Red Bull the “media company”
Red Bull is an Austrian company that was founded in 1987 that sells the most popular energy drink in the world, with 5.2 billion cans sold in 2012.
It now has a separate stand alone media company with 135 staff.
Red Bull has become a media company that just happens to sell an energy drink product.
What do they publish?
The publishing is extensive both in media, channels and formats. It includes mobile apps, print, web TV, web radio, newsfeeds, social networks, video and even a full length film. It owns 900 different domain names spread across 36 languages.
1. Full feature film “The Art of Flight”
This takes publishing and being a media company to the extreme. But that is what the Red Bull “Brand” is about.
2. The “Print” magazine
Red Bull doesn’t stop at digital publishing but also does print. The Red Bulletin has a distribution of 5 million copies a month. This is inserted in newspapers as a free publication.
3. Mobile games
It doesn’t stop at full length moves but also extends to games. Here is the Red Bull X-Fighters mobile game.

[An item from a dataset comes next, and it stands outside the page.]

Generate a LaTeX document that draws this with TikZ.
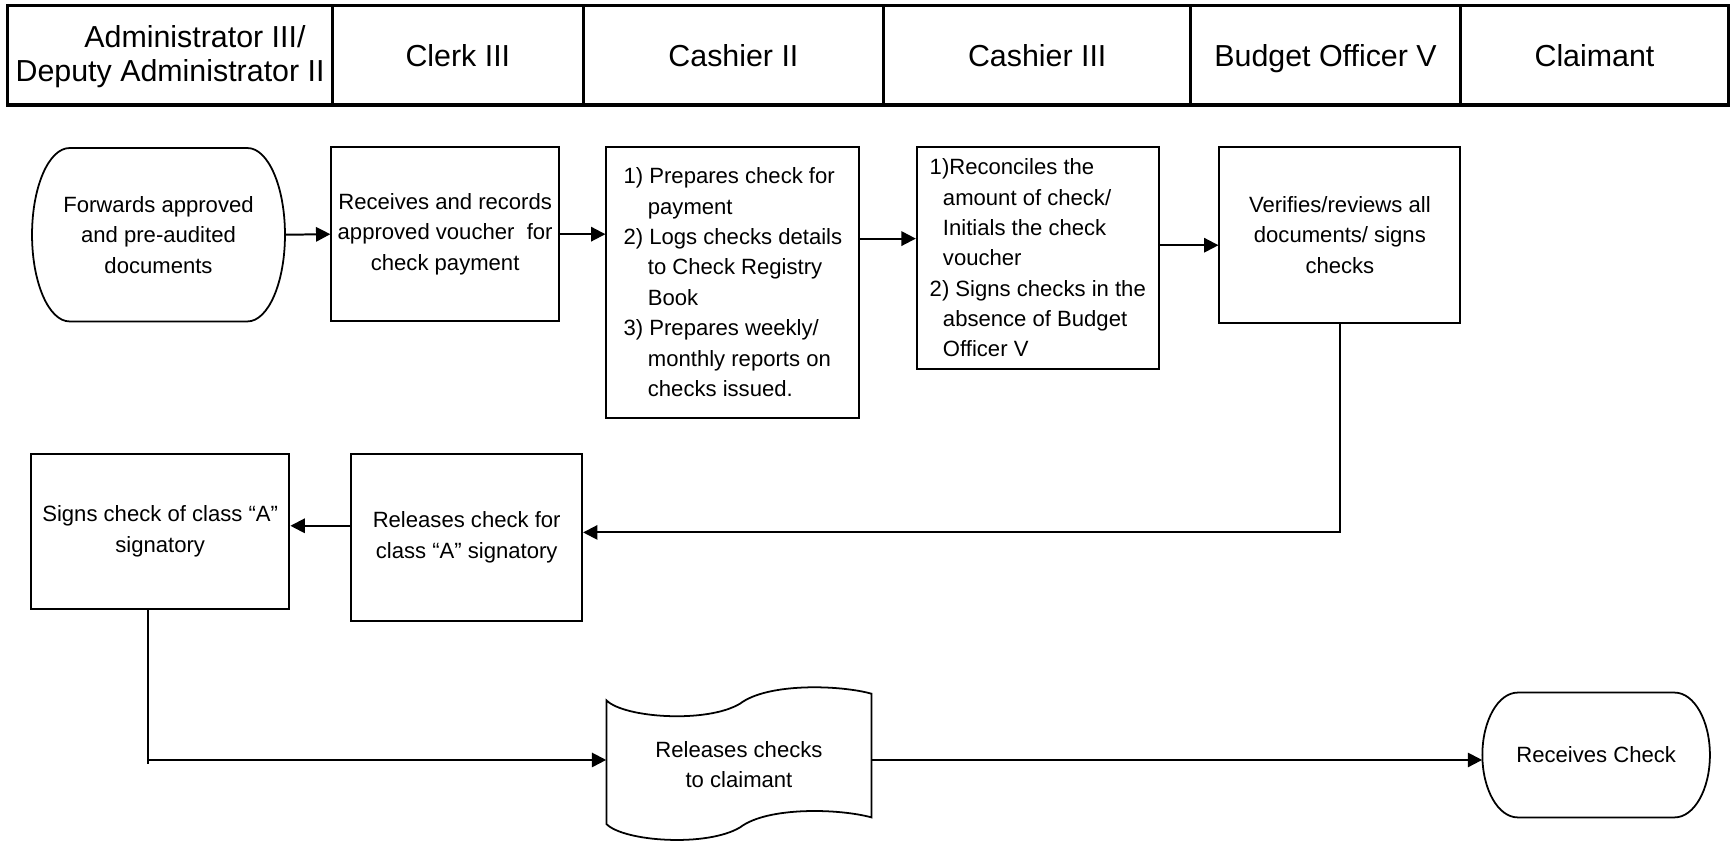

4. Events that are captured on media
These are mostly sporting events of some type and includes: diving, Formula One Motorsport, plane racing, snow boarding and cycling just to name a few.
5. Music
Not content with digital media they also sponsor a music school and month long event called Red Bull Music Academy.
6. Epic events on YouTube
One of the most memorable and also one of the most successful media events put together by Red Bull is the “Red Bull Stratos” jump from the edge of space.
The brand awareness created by this content provides some insight into content marketing on steroids. Here are some stats courtesy of Sarahs Faves
- Red Bull Stratos on YouTube had 8 million concurrent views. The previous record was the Curiosity Mars landing at 500,000
- The photo of Felix Baumgartner taken after landing generated 29,000 shares, 216,000 likes and 10,000 comments
- The peak of online mentions of the hashtag #stratos was 194,000
Currently their YouTube channel has received over 600 million views putting them in the top 5 of sports producers on YouTube on the planet.
What is the benefit provided by that level of product awareness? Maybe hard to measure but I am sure they are selling more Red Bull.
What can we learn about content marketing from Red Bull?
There are many lessons to be learned from Red Bull, but here are the top lessons about content marketing we can learn from their public strategy and execution.
- They have learned to entertain first. They understand that if you do this the sales will come.
- They create conversations “around” their brand. No one wants to talk about a drink but they will talk about music, share amazing photos and embed videos that are epic
- They have learned to monetise their content. They licence some of their images and they sell their movie and they also charge you to read their magazine
- They created a focused and powerful content strategy by setting up a separate media company. No distractions allowed from the goal of publishing awesome content.
- They understand the importance of mobile. They have developed apps, games and platforms that work for all devices
- They understand not just quality but quantity. They are “everywhere”
What content marketing lesson are you going to implement today?
What about you?
Do you “get” content marketing. What is your content production record. Good, bad or ugly. What surprises you most about Red Bulls content marketing? Do yu think they are the top content marketing company in the world
What’s your biggest takeaway from their content marketing strategy?